The activity of PAS-NSW, under the command of Rajs, against the ethnic Belarusians in the region of Białystok encouraged many Belarusians to view the communist government as less hostile to them than the Polish underground.

In April 1946 he ordered the murder of over a dozen captured Public Security and Milicja Obywatelska personnel.

===Arrest and execution===
From August 1946 Rajs's brigade was dispersed, and divided into small teams. In October 1946 Rajs disbanded the brigade, and went to his family in Elbląg. In November 1948 he was detained, and though he managed to escape, was later captured again. Rajs attempted to collaborate with the communists, and provided information on the structure of anti-partisan underground. However, the communists put him on trial. Rajs was found guilty of massacring Belarusian civilians and sentenced to death by shooting. He was executed in late 1949.

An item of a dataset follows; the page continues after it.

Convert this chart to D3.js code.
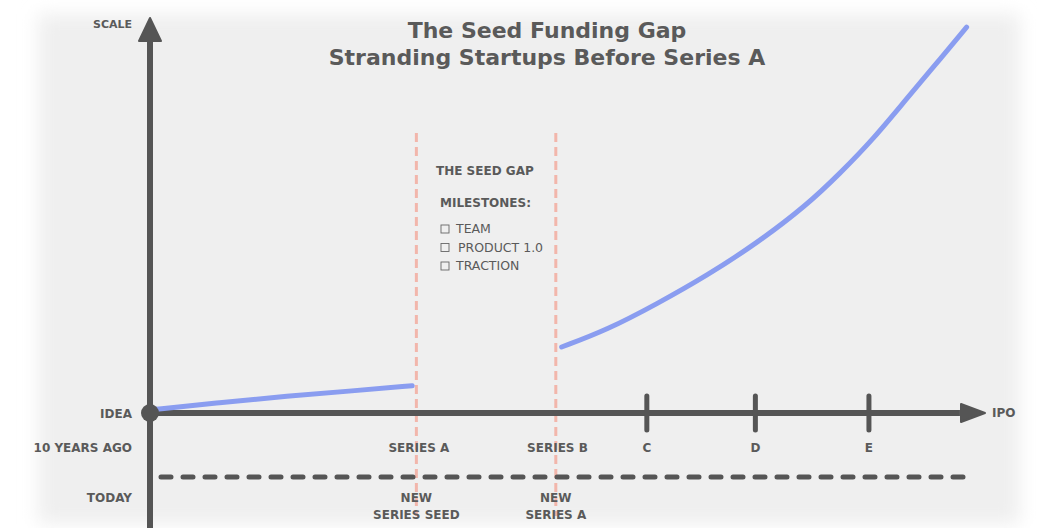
<!DOCTYPE html>
<meta charset="utf-8">
<title>The Seed Funding Gap</title>
<script src="https://d3js.org/d3.v7.min.js"></script>
<style>
  body { margin: 0; background: #fff; }
  text { font-family: "DejaVu Sans", sans-serif; fill: #5a5a5a; }
</style>
<body>
<script>

var w = 1041
var h = 528

// growth curve, before the gap and after it (x = time along funding path, y = scale)
var earlyX = [0, 8.4, 16.4, 24.3, 31.4]
var earlyY = [0.8, 2.6, 4.3, 5.6, 6.9]
var lateX = [49.3, 54.7, 60.7, 66.7, 72.7, 78.7, 82.6, 86.6, 90.7, 93.8, 97.8]
var lateY = [16.7, 21.0, 27.6, 34.8, 43.0, 52.7, 60.6, 69.3, 79.8, 87.5, 97.7]

// rounds along the x axis
var rounds = ["SERIES A", "SERIES B", "C", "D", "E"]
var roundPos = [32.2, 48.8, 59.5, 72.5, 86.1]
var tickRounds = ["C", "D", "E"]

// the seed gap boundaries and what they are called today
var gapPos = [31.9, 48.6]
var todayNames = [["NEW", "SERIES SEED"], ["NEW", "SERIES A"]]

var rowLabels = ["IDEA", "10 YEARS AGO", "TODAY"]
var milestones = ["TEAM", "PRODUCT 1.0", "TRACTION"]

var svg = d3.select("body")
  .append("svg")
  .attr("width", w)
  .attr("height", h);

var defs = svg.append("defs");
defs.append("filter").attr("id", "soft")
  .attr("x", "-5%").attr("y", "-5%").attr("width", "110%").attr("height", "110%")
  .append("feGaussianBlur").attr("stdDeviation", 9);

// panel
svg.append("rect")
  .attr("x", 38).attr("y", 14).attr("width", 982).attr("height", 510)
  .attr("fill", "#efefef")
  .attr("filter", "url(#soft)");

var x = d3.scaleLinear().domain([0, 100]).range([150, 985]);
var y = d3.scaleLinear().domain([0, 100]).range([413, 18]);

var axisColor = "#555";
var rowY = [414, 448, 498];
var todayLineY = 477;

// pink gap lines
svg.append("g")
  .selectAll("line")
  .data(gapPos)
  .enter()
  .append("line")
    .attr("x1", function(d) { return x(d); })
    .attr("x2", function(d) { return x(d); })
    .attr("y1", 133).attr("y2", 516)
    .attr("stroke", "#f2b6ab")
    .attr("stroke-width", 3)
    .attr("stroke-dasharray", "9,5");

// today dashed line
svg.append("line")
  .attr("x1", 161).attr("x2", 966)
  .attr("y1", todayLineY).attr("y2", todayLineY)
  .attr("stroke", axisColor)
  .attr("stroke-width", 5)
  .attr("stroke-linecap", "round")
  .attr("stroke-dasharray", "10,12");

// axes
svg.append("line")
  .attr("x1", x(0)).attr("x2", x(0))
  .attr("y1", h).attr("y2", y(97))
  .attr("stroke", axisColor).attr("stroke-width", 6);
svg.append("line")
  .attr("x1", x(0)).attr("x2", x(97))
  .attr("y1", y(0)).attr("y2", y(0))
  .attr("stroke", axisColor).attr("stroke-width", 6);

// arrow heads
svg.append("path")
  .attr("d", "M" + x(0) + "," + y(100) + " L" + (x(0) + 11) + "," + (y(100) + 23) +
             " L" + (x(0) - 11) + "," + (y(100) + 23) + "Z")
  .attr("fill", axisColor).attr("stroke", axisColor)
  .attr("stroke-width", 2).attr("stroke-linejoin", "round");
svg.append("path")
  .attr("d", "M" + x(100) + "," + y(0) + " L" + (x(100) - 24) + "," + (y(0) - 9) +
             " L" + (x(100) - 24) + "," + (y(0) + 9) + "Z")
  .attr("fill", axisColor).attr("stroke", axisColor)
  .attr("stroke-width", 2).attr("stroke-linejoin", "round");

// round ticks
svg.append("g")
  .selectAll("line")
  .data(tickRounds)
  .enter()
  .append("line")
    .attr("x1", function(d) { return x(roundPos[rounds.indexOf(d)]); })
    .attr("x2", function(d) { return x(roundPos[rounds.indexOf(d)]); })
    .attr("y1", y(0) - 17).attr("y2", y(0) + 17)
    .attr("stroke", axisColor)
    .attr("stroke-width", 5)
    .attr("stroke-linecap", "round");

// growth curve
var line = d3.line()
  .x(function(d) { return x(d[0]); })
  .y(function(d) { return y(d[1]); })
  .curve(d3.curveBasis);

[d3.zip(earlyX, earlyY), d3.zip(lateX, lateY)].forEach(function(seg) {
  svg.append("path")
    .datum(seg)
    .attr("d", line)
    .attr("fill", "none")
    .attr("stroke", "#8a9df0")
    .attr("stroke-width", 5)
    .attr("stroke-linecap", "round");
});

// origin dot
svg.append("circle")
  .attr("cx", x(0)).attr("cy", y(0)).attr("r", 9)
  .attr("fill", axisColor);

// row labels
svg.append("g")
  .selectAll("text")
  .data(rowLabels)
  .enter()
  .append("text")
    .attr("x", 132)
    .attr("y", function(d, i) { return rowY[i]; })
    .attr("dy", "0.35em")
    .attr("text-anchor", "end")
    .attr("font-size", 12)
    .attr("font-weight", "bold")
    .text(function(d) { return d; });

svg.append("text")
  .attr("x", 132).attr("y", 24).attr("dy", "0.35em")
  .attr("text-anchor", "end")
  .attr("font-size", 11).attr("font-weight", "bold")
  .text("SCALE");

svg.append("text")
  .attr("x", 992).attr("y", y(0)).attr("dy", "0.35em")
  .attr("font-size", 12).attr("font-weight", "bold")
  .text("IPO");

// round labels
svg.append("g")
  .selectAll("text")
  .data(rounds)
  .enter()
  .append("text")
    .attr("x", function(d, i) { return x(roundPos[i]); })
    .attr("y", rowY[1])
    .attr("dy", "0.35em")
    .attr("text-anchor", "middle")
    .attr("font-size", 12)
    .attr("font-weight", "bold")
    .text(function(d) { return d; });

// today names
todayNames.forEach(function(lines, i) {
  var t = svg.append("text")
    .attr("x", x(gapPos[i]))
    .attr("y", rowY[2])
    .attr("text-anchor", "middle")
    .attr("font-size", 12)
    .attr("font-weight", "bold");
  lines.forEach(function(s, j) {
    t.append("tspan")
      .attr("x", x(gapPos[i]))
      .attr("dy", j === 0 ? "0.35em" : 17)
      .text(s);
  });
});

// title
svg.append("text")
  .attr("x", 547).attr("y", 38)
  .attr("text-anchor", "middle")
  .attr("font-size", 22).attr("font-weight", "bold")
  .attr("fill", "#666")
  .text("The Seed Funding Gap");
svg.append("text")
  .attr("x", 547).attr("y", 65)
  .attr("text-anchor", "middle")
  .attr("font-size", 22).attr("font-weight", "bold")
  .attr("fill", "#666")
  .text("Stranding Startups Before Series A");

// gap annotation
svg.append("text")
  .attr("x", 436).attr("y", 175)
  .attr("font-size", 12).attr("font-weight", "bold")
  .text("THE SEED GAP");
svg.append("text")
  .attr("x", 440).attr("y", 207)
  .attr("font-size", 12).attr("font-weight", "bold")
  .text("MILESTONES:");

var ms = svg.append("g")
  .selectAll("g")
  .data(milestones)
  .enter()
  .append("g")
    .attr("transform", function(d, i) { return "translate(441," + (229 + i * 18.5) + ")"; });
ms.append("rect")
  .attr("x", 0).attr("y", -4).attr("width", 8).attr("height", 8)
  .attr("fill", "none").attr("stroke", "#666").attr("stroke-width", 0.9);
ms.append("text")
  .attr("x", function(d, i) { return i === 1 ? 17 : 15; })
  .attr("dy", "0.35em")
  .attr("font-size", 12.5)
  .attr("fill", "#666")
  .text(function(d) { return d; });

</script>
</body>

==Memory in post-communist era==
In 1995, the Warsaw District Military Court annulled the 1949 death sentence, as his actions were seen by the court as under the circumstances of force majeure. However, in the opinion of Belarusians this was the rehabilitation of a murderer. In March 1997 relatives of Rajs' victims appealed to the Białystok court to overturn this verdict. The initial inquiry that was launched that determined that the victims were not involved in the structure of the communist state and that therefore Rajs' crimes were classified as crimes against humanity. In 2002 this case was taken over by the newly formed Institute of National Remembrance (IPN), whose local prosecutor collected evidence which showed that the motivation for the crimes was ethnic hatred. However, the investigation into these crimes was closed in 2005 on the grounds that perpetrators were deceased. In closing the case in 2005, the IPN stated that "it must be stated categorically that the murder of [Belarusian] wagon-drivers and the pacification of [Belarusian] villages in January–February 1946 cannot be seen as part of the battle for an independent state, since they bear the marks of genocide". This recognition by the IPN of the crimes of a cursed soldier against national minorities was exceptional.

Rajs remained relatively obscure until his memory was taken over by the National Radical Camp (ONR), a nationalist group, which actively promotes him as a hero. Since 2015 posters of Rajs are displayed in Independence day marches by the group's supporters. Along the border with Belarus, glorification of Rajs has become a way to express anti-Belarusian sentiments. During late 2015, the ONR placed his name on several public and private buildings in which Belarusians live in Hajnówka and elsewhere. Since 2016, a march to commemorate Rajs is held by ONR in the town. While Rajs is promoted by Polish nationalists, he is repudiated by the Belarusian minority in Poland and Polish mass media.